A few minutes later when she looked at Haze, with pain carving lines on his face, Mercury ached for him. During supper, Haze was very quiet, which went unnoticed in the excitement about the opened door. After supper, he went to bed early. Mercury asked Silk for numb-spray from their medical supplies. Mercury took a small flashlight and stole to Haze’s tent. “Haze?”

He was still wide awake. He immediately let down the flap.

“Let me see your hurt shoulder.”

“It’s OK.” Belying his words, he was gripping his shoulder.

“I’m sorry about it.” Remorse bubbled up inside her. It was like this every time her accidental psychic alchemy hurt or upset anyone at all. It was even worse when she cared about them. “It was my fault.”

“But accidental.”

“Accidents still hurt.”

He winced.

She opened his shirt and pulled the fabric off his shoulder. In the light of her flashlight, the bruise looked dark and painful. She applied the numb-spray.

It worked instantly. Some of the pained tension ebbed out of him. “Thank you for bringing that.”

“I’d like to stay, if you’d like that.”

His eyes widened. He took her into his tent and into his arms. He held her with an urgency that she would have mistaken for purely sexual, if Tai hadn’t warned her about his state of mind. “There’s so much I’d like to know about you,” he said.

Yes, men liked to know what they were getting into with her—if not before something unusual happened, then very soon after. She, however, had an ingrained resistance to telling much of the truth about herself and her people. “Would you like to ask me a question?” Please not a whole battery of them!

“Are you named for Mercury the mythical god, or Mercury the metal?”

The question surprised her. “The metal. We have our own god. We call him Skance.”

“A god, not the God?”

“A lesser, trickier god, but ours alone. We’re different from everyone else.”

“The Pastfinders seem like the different ones to me. All of you are so different from each other.”

She could understand why he saw it that way, but she knew better. Skance’s children were the true aliens wherever they went, even among Pastfinders. She steeled herself for more questions to affirm, deny or evade. But he seemed exhausted—as well he might be if all day he’d been fighting memories of a devastated city.

“Feels good not to hurt. Feels good to touch you,” he murmured sleepily.

She kissed the side of his face. His breath slowed. Her flashlight came on and went off, electrons improbably jumping a gap in the circuit, light splashing the shoes he’d placed by the tent flap ready to pull on, the good habit of a field scientist. She put the flashlight in the inside pocket of her jacket in case it did that again.

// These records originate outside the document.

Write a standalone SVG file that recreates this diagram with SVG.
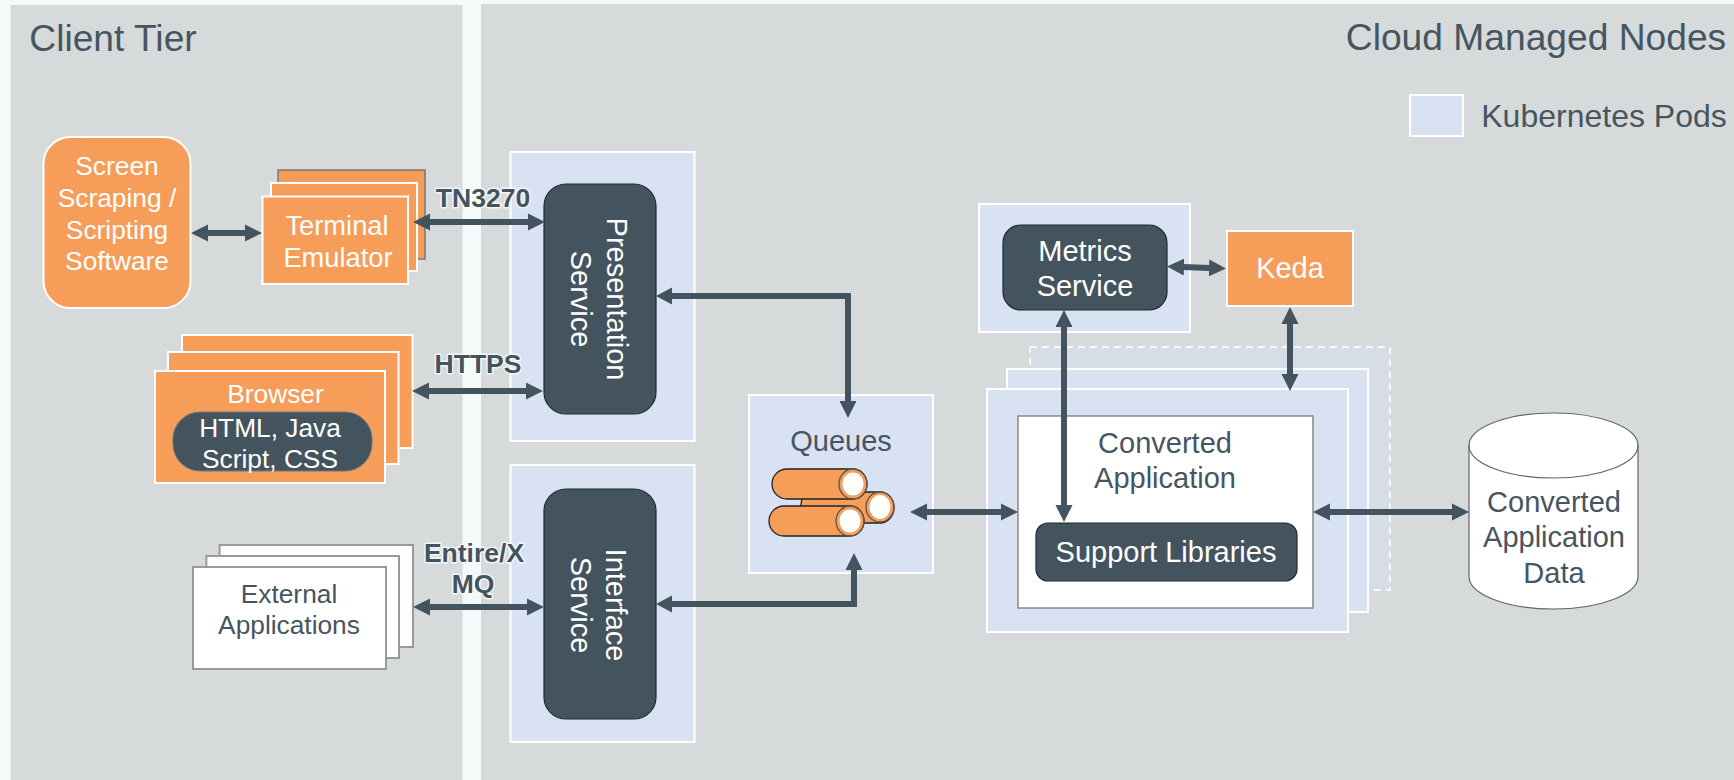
<svg xmlns="http://www.w3.org/2000/svg" width="1734" height="780" viewBox="0 0 1734 780">
<style>
text{font-family:"Liberation Sans",Arial,sans-serif;text-anchor:middle}
.panel{fill:#d6dadb}
.pod{fill:#d9e2f3;stroke:#fff;stroke-width:2}
.or{fill:#f59d59;stroke:#fff;stroke-width:2}
.dark{fill:#44545f;stroke:#1f2a30;stroke-width:1.2}
.wh{fill:#fff;stroke:#999;stroke-width:2}
.t26w{font-size:26.3px;fill:#fff}
.t27w{font-size:27.3px;fill:#fff}
.t29w{font-size:29px;fill:#fff}
.t26d{font-size:26.3px;fill:#46555f}
.t29d{font-size:29px;fill:#46555f}
.title{font-size:37.2px;fill:#46555f}
.lab{font-size:26.5px;font-weight:bold;fill:#44545f;stroke:#fff;stroke-opacity:.75;stroke-width:3px;paint-order:stroke;stroke-linejoin:round}
.c{fill:none;stroke:#44545f;stroke-width:6;marker-start:url(#ah);marker-end:url(#ah)}
.c1{fill:none;stroke:#44545f;stroke-width:6;marker-end:url(#ah)}
.tube{fill:#f59d59;stroke:#222;stroke-width:1.3}
.end{fill:#fff;stroke:#f59d59;stroke-width:3}
.ring{fill:none;stroke:#555;stroke-width:1.3}
</style>
<defs>
<marker id="ah" markerUnits="userSpaceOnUse" markerWidth="18" markerHeight="18" refX="1" refY="9" orient="auto-start-reverse" viewBox="0 0 18 18">
<path d="M0 0.500L17 9L0 17.500Z" fill="#44545f"/>
</marker>
</defs>
<rect width="1734" height="780" fill="#f4f9f9"/>
<g id="client-tier"><rect class="panel" x="10.500" y="5" width="452" height="775"/><text class="title" x="113" y="51">Client Tier</text></g>
<g id="cloud-nodes"><rect class="panel" x="481" y="4" width="1253" height="776"/><text class="title" x="1536" y="50">Cloud Managed Nodes</text></g>
<g id="legend"><rect class="pod" x="1410" y="95" width="53" height="41"/><text x="1604" y="127" font-size="32" fill="#46555f">Kubernetes Pods</text></g>
<g id="screen-scraping"><rect class="or" x="43.500" y="137" width="147" height="171" rx="27"/>
<text class="t26w" x="117" y="175">Screen</text><text class="t26w" x="117" y="207">Scraping /</text><text class="t26w" x="117" y="239">Scripting</text><text class="t26w" x="117" y="270">Software</text></g>
<g id="terminal-emulator"><rect x="278" y="170" width="147" height="89" fill="#f59d59" stroke="#777" stroke-width="1.500"/><rect class="or" x="271" y="183" width="146" height="88"/><rect class="or" x="262.500" y="196.500" width="145.500" height="87.500"/>
<text class="t27w" x="337" y="235">Terminal</text><text class="t27w" x="338" y="267">Emulator</text></g>
<g id="browser"><rect class="or" x="182" y="335" width="230.500" height="113"/><rect class="or" x="168" y="352" width="230.500" height="112"/><rect class="or" x="155" y="371" width="230" height="112"/>
<text class="t26w" x="275.500" y="403">Browser</text></g>
<g id="browser-tech"><rect x="173" y="412" width="199" height="59" rx="27" fill="#44545f" stroke="#6b7a84"/><text class="t26w" x="270" y="437">HTML, Java</text><text class="t26w" x="270" y="468">Script, CSS</text></g>
<g id="external-applications"><rect class="wh" x="219.600" y="545" width="193.400" height="102"/><rect class="wh" x="206.400" y="556" width="192.600" height="102"/><rect class="wh" x="193" y="567" width="193" height="102"/>
<text class="t26d" x="289" y="603">External</text><text class="t26d" x="289" y="634">Applications</text></g>
<g id="presentation-service"><rect class="pod" x="510.500" y="152" width="184" height="289"/><rect class="dark" x="544" y="184" width="112" height="230" rx="22"/>
<text class="t29w" transform="translate(607 299) rotate(90)">Presentation</text><text class="t29w" transform="translate(571 299) rotate(90)">Service</text></g>
<g id="interface-service"><rect class="pod" x="510.500" y="465" width="184" height="277"/><rect class="dark" x="544" y="489" width="112" height="230" rx="22"/>
<text class="t29w" transform="translate(606 605) rotate(90)">Interface</text><text class="t29w" transform="translate(571 605) rotate(90)">Service</text></g>
<g id="queues"><rect class="pod" x="749" y="395" width="184" height="178"/><text class="t29d" x="841" y="451">Queues</text>
<path class="tube" d="M803 492H880A14 15.500 0 0 1 880 523H798Z"/><ellipse class="end" cx="880" cy="507" rx="12" ry="13.500"/><ellipse class="ring" cx="880" cy="507" rx="14" ry="15"/>
<path class="tube" d="M787 469H853A14 15 0 0 1 853 499H787A15 15 0 0 1 787 469Z"/><ellipse class="end" cx="853" cy="484" rx="12" ry="13"/><ellipse class="ring" cx="853" cy="484" rx="14" ry="15"/>
<path class="tube" d="M784 506H850A14 15 0 0 1 850 536H784A15 15 0 0 1 784 506Z"/><ellipse class="end" cx="850" cy="521" rx="12" ry="13"/><ellipse class="ring" cx="850" cy="521" rx="14" ry="15"/></g>
<g id="metrics-service"><rect class="pod" x="979" y="204" width="211" height="128"/><rect class="dark" x="1003" y="225" width="164" height="85" rx="18"/>
<text class="t29w" x="1085" y="261">Metrics</text><text class="t29w" x="1085" y="296">Service</text></g>
<g id="keda"><rect class="or" x="1227" y="231" width="126" height="75"/><text class="t29w" x="1290" y="278">Keda</text></g>
<g id="converted-application"><rect x="1030" y="347" width="360" height="243" fill="#d6dde6" stroke="#fff" stroke-width="1.500" stroke-dasharray="7 5"/><rect class="pod" x="1007" y="369" width="361" height="243"/><rect class="pod" x="987" y="389" width="361" height="243"/><rect x="1018" y="416" width="295" height="192" fill="#fff" stroke="#888" stroke-width="1.500"/>
<text class="t29d" x="1165" y="453">Converted</text><text class="t29d" x="1165" y="488">Application</text></g>
<g id="support-libraries"><rect class="dark" x="1036" y="523" width="261" height="58" rx="12"/><text class="t29w" x="1166" y="562">Support Libraries</text></g>
<g id="application-data"><path d="M1469 445.500V576.500A84.500 32.500 0 0 0 1638 576.500V445.500A84.500 32.500 0 0 0 1469 445.500Z" fill="#fff" stroke="#666" stroke-width="1.200"/><path d="M1469 445.500A84.500 32.500 0 0 0 1638 445.500" fill="none" stroke="#666" stroke-width="1.200"/>
<text class="t29d" x="1554" y="512">Converted</text><text class="t29d" x="1554" y="547">Application</text><text class="t29d" x="1554" y="583">Data</text></g>
<g id="connectors">
<path class="c" d="M207 233H246"/>
<path class="c" d="M429 222H529"/>
<path class="c" d="M428 391H527"/>
<path class="c" d="M429 607H528"/>
<path class="c1" d="M672 296H848V402"/>
<path class="c1" d="M672 604H854V569"/>
<path class="c" d="M926 512H1002"/>
<path class="c" d="M1329 512H1453"/>
<path class="c" d="M1183 267L1210 268"/>
<path class="c" d="M1290 323V375"/>
<path class="c" d="M1064 326V506"/>
<path d="M656 296L672 287.500V304.500Z" fill="#44545f"/>
<path d="M656 604L672 595.500V612.500Z" fill="#44545f"/>
</g>
<g id="labels">
<text class="lab" x="483" y="207">TN3270</text><text class="lab" x="478" y="373">HTTPS</text><text class="lab" x="474" y="562">Entire/X</text><text class="lab" x="473" y="593">MQ</text>
</g>
</svg>
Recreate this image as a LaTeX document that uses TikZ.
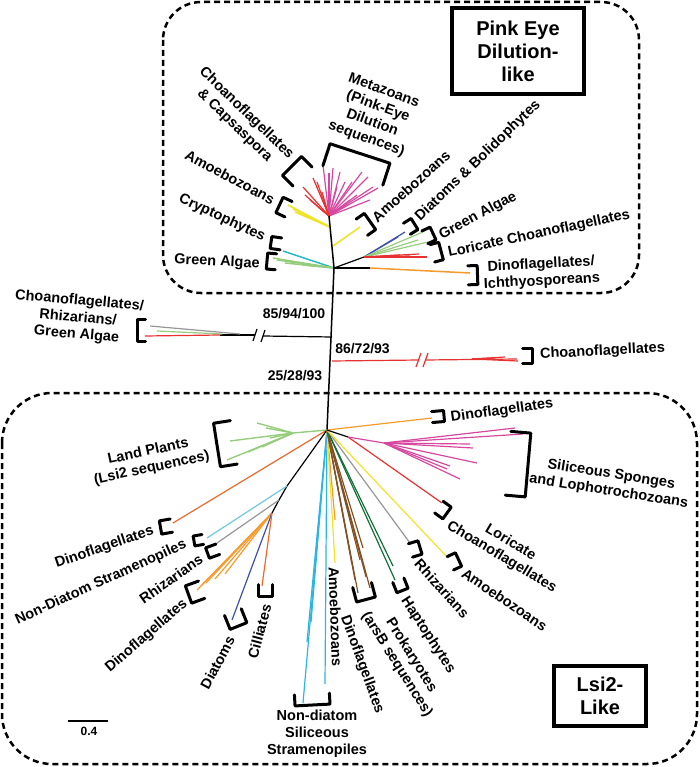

“Quicksilver?” he asked in the dark.

“Yes, I answer to that too. Traveler names are meant to translate into other tongues and dialects.”

He nodded and dozed off again.

She remembered something vital about her psychic alchemy, the psychalchemy of her people, Skance’s often disruptive gift. Being in love ramps psychalchemy up. Haze was likely to see more of it, she realized. She just hoped it wouldn’t trigger more of the memories already troubling him.

That he’d been underground that day in Strata, asleep, and not above ground awake, had been hugely consequential luck. Some people took luck for granted, but most—and in particular, intelligent and analytical people like Haze—realized how capricious it could be. Realizing what had fallen out of the sky while he slept surely had to have traumatized him then. And now it had come back—most likely triggered by the falling scaffold yesterday.

Which was her fault. It had been lucky for the Pastfinders, but unlucky for Haze. She grimaced in the dark. Even contented people didn’t always like to be reminded how a little luck could make a decisive difference.

The psychalchemy of her people was always unintentional: that was the important thing to say to outsiders. It was not, however, quite true. Under certain rare circumstances, psychalchemy could be willed. One of those circumstances was at the end of the death road—at death’s door. She hoped not to be there for some time to come.